**Given exercise:** Reproduce the lines exactly, beginning with the line that has "Emit a Python" and ending with the line that has "frames = np.arange(1, 152)". Images are left out.

[Source code of charts]
[Start]
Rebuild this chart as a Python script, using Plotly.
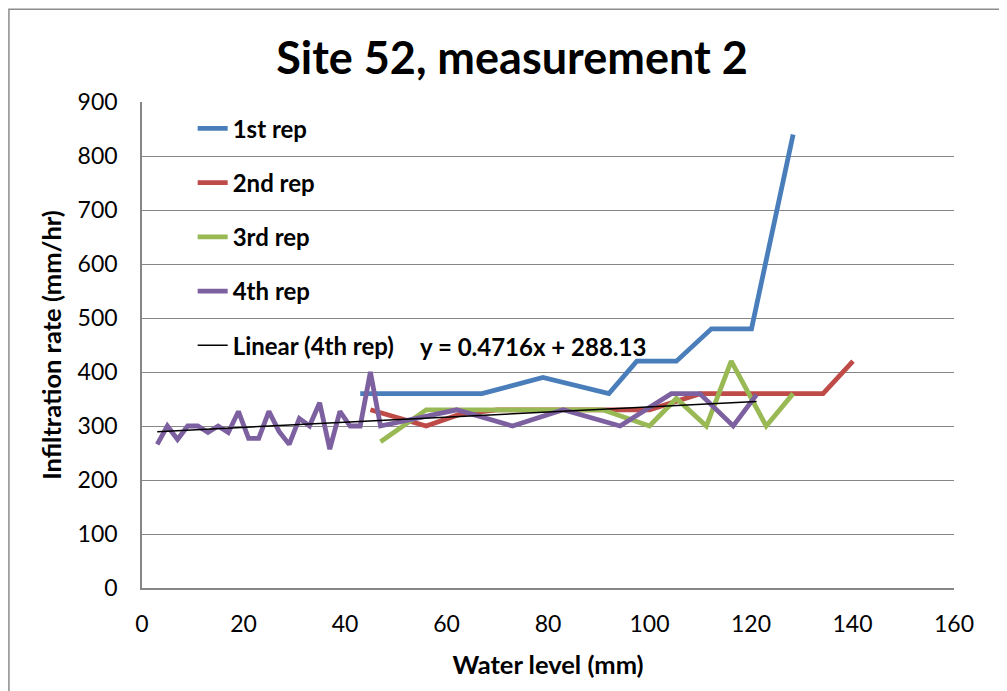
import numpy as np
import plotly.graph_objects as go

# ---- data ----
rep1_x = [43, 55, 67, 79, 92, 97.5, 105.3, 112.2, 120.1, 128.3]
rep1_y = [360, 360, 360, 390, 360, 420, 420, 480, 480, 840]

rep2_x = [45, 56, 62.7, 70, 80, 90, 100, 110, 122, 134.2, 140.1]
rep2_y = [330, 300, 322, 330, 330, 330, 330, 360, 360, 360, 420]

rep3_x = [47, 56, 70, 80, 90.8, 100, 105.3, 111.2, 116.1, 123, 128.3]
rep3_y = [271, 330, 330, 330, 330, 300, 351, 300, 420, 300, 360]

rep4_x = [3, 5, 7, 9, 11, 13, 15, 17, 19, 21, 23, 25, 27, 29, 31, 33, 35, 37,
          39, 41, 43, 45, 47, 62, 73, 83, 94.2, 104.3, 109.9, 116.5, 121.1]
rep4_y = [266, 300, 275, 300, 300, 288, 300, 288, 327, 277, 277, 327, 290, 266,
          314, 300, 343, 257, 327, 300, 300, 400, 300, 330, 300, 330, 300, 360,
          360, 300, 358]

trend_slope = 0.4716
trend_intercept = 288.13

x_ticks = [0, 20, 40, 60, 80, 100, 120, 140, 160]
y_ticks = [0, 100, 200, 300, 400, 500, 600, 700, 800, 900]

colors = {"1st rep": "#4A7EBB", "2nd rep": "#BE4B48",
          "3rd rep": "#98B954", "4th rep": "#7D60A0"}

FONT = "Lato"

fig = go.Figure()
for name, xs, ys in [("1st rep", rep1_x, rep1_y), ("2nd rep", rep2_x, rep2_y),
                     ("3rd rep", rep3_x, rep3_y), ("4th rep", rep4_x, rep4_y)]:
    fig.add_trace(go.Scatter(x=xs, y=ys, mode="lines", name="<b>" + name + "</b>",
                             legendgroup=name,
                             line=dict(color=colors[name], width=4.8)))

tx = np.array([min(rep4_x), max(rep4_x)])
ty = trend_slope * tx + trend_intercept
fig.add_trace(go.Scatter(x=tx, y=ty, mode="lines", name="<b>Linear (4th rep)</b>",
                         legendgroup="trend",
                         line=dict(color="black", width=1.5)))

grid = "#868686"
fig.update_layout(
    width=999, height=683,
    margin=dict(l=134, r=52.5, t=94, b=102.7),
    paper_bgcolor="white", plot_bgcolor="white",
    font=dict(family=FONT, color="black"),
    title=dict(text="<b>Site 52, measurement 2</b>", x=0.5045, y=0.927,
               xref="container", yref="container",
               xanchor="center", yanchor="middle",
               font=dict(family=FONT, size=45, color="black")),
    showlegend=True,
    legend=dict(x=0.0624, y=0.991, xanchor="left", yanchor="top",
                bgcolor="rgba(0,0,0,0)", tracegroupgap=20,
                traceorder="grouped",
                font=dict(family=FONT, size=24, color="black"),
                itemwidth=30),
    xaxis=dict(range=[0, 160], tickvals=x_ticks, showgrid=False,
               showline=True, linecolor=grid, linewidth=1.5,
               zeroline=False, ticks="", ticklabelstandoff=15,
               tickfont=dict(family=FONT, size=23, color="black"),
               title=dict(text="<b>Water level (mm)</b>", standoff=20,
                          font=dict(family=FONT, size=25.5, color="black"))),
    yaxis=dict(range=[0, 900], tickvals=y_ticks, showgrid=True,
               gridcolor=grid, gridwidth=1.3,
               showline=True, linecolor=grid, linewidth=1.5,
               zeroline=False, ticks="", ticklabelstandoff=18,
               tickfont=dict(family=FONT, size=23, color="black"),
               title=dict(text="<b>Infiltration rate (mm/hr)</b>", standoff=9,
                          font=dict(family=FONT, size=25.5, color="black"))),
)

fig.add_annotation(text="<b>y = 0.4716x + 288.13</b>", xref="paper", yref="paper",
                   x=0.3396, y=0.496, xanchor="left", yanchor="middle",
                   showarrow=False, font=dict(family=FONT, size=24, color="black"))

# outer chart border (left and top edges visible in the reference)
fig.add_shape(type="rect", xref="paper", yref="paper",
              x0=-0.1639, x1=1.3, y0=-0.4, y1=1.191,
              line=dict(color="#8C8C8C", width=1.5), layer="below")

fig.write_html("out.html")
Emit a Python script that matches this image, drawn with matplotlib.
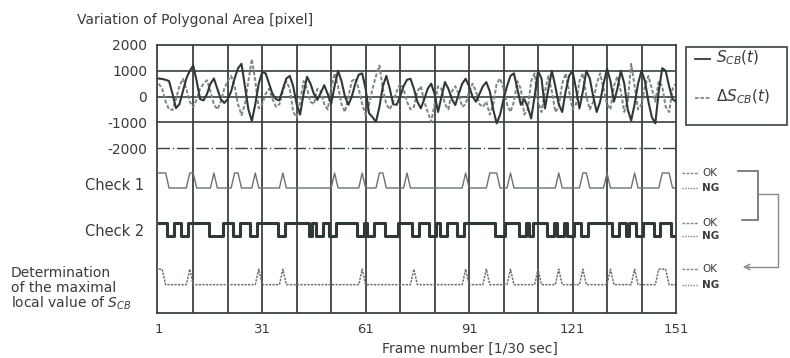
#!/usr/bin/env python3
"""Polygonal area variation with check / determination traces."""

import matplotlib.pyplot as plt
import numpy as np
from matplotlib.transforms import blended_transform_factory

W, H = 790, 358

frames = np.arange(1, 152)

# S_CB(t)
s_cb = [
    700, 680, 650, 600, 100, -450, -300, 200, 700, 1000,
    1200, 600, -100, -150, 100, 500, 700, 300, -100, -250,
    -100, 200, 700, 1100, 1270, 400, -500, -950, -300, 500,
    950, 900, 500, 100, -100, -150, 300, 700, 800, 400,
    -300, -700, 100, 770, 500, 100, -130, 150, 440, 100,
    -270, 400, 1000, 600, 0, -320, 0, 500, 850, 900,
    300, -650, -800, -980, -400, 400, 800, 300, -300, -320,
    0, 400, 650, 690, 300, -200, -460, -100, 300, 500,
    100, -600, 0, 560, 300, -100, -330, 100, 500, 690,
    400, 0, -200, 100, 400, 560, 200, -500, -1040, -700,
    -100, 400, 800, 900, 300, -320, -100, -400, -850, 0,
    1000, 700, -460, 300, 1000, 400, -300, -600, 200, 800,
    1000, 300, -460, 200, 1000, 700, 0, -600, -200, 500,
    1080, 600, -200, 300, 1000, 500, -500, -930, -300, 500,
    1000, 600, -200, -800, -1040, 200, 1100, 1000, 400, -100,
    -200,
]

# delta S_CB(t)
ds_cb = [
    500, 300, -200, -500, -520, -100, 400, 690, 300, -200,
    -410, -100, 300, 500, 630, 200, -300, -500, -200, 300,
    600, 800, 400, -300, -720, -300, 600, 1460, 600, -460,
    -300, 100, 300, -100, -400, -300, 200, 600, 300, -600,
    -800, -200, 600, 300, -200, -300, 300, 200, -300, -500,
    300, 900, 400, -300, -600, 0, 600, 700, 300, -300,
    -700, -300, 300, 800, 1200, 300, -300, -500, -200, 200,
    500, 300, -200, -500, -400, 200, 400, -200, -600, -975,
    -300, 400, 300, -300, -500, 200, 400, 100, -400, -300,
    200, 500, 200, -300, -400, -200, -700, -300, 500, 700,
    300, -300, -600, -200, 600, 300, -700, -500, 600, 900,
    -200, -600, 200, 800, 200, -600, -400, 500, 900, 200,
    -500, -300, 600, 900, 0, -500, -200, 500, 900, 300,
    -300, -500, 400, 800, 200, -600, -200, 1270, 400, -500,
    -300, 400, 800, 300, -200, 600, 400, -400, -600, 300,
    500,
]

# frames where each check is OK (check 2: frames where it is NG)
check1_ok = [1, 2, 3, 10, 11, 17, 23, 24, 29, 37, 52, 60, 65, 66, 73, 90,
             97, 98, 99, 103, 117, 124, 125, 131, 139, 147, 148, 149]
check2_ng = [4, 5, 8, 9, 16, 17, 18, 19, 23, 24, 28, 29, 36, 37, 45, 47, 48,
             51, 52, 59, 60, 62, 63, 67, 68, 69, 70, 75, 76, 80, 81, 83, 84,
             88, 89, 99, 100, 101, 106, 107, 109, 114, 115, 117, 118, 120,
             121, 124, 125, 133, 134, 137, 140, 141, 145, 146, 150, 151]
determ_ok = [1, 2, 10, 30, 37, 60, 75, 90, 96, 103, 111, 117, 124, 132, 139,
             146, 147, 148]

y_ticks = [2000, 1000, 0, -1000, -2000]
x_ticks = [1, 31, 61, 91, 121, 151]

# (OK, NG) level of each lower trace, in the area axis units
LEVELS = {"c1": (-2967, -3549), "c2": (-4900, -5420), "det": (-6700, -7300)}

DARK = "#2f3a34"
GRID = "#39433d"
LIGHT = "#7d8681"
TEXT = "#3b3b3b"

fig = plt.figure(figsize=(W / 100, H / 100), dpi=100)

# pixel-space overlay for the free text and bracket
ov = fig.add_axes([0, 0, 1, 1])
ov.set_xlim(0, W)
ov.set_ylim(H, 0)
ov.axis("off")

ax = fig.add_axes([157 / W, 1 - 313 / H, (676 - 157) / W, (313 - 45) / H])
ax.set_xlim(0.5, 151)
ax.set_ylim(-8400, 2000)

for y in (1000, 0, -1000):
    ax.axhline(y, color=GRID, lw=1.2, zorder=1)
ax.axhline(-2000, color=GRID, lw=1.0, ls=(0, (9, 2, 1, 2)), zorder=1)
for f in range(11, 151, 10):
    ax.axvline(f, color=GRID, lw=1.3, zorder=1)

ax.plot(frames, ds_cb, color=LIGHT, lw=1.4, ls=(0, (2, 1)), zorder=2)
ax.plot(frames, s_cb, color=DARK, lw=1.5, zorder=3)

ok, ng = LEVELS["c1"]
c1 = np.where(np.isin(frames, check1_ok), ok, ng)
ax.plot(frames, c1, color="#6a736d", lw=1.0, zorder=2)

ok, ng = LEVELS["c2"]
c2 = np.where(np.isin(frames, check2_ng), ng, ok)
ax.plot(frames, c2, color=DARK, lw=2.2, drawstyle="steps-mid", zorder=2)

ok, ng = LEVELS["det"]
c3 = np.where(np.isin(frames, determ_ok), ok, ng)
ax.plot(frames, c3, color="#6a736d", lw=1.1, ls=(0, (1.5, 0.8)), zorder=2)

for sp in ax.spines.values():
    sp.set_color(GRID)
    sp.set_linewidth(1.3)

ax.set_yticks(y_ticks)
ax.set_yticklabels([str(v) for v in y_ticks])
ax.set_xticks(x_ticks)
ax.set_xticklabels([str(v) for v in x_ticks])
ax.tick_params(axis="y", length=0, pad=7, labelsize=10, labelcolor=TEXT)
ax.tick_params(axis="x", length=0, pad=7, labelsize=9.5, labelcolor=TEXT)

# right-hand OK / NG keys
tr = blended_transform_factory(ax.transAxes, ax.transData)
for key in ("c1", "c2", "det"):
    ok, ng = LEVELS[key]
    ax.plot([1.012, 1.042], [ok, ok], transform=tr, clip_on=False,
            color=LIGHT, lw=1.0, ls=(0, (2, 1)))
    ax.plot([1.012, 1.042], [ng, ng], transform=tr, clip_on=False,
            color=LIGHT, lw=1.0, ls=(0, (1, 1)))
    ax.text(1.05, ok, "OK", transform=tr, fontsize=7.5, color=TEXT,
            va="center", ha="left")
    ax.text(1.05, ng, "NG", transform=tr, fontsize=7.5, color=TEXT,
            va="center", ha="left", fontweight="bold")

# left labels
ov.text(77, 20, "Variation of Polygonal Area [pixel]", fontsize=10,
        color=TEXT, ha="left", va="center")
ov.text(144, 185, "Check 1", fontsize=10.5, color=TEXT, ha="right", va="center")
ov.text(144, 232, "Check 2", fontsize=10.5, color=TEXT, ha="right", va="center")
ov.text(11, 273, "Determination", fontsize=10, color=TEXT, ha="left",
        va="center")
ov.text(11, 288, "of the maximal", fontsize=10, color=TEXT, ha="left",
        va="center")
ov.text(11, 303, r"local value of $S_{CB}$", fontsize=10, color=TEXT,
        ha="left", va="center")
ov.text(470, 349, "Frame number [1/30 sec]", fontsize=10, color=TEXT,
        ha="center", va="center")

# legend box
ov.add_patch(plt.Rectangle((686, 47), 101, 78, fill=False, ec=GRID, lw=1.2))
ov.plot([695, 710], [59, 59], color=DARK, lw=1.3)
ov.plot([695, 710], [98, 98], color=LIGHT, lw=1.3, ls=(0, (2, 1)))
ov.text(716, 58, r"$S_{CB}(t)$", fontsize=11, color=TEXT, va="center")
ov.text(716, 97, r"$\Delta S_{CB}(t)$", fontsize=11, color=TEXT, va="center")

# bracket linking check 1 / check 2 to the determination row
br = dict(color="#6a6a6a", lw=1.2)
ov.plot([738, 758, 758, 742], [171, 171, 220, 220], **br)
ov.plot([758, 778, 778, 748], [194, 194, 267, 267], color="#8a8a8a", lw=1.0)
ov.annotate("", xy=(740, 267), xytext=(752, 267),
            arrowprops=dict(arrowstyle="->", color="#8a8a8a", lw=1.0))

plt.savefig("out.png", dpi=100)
[End]
**Full output:**
Emit a Python script that matches this image, drawn with matplotlib.
#!/usr/bin/env python3
"""Polygonal area variation with check / determination traces."""

import matplotlib.pyplot as plt
import numpy as np
from matplotlib.transforms import blended_transform_factory

W, H = 790, 358

frames = np.arange(1, 152)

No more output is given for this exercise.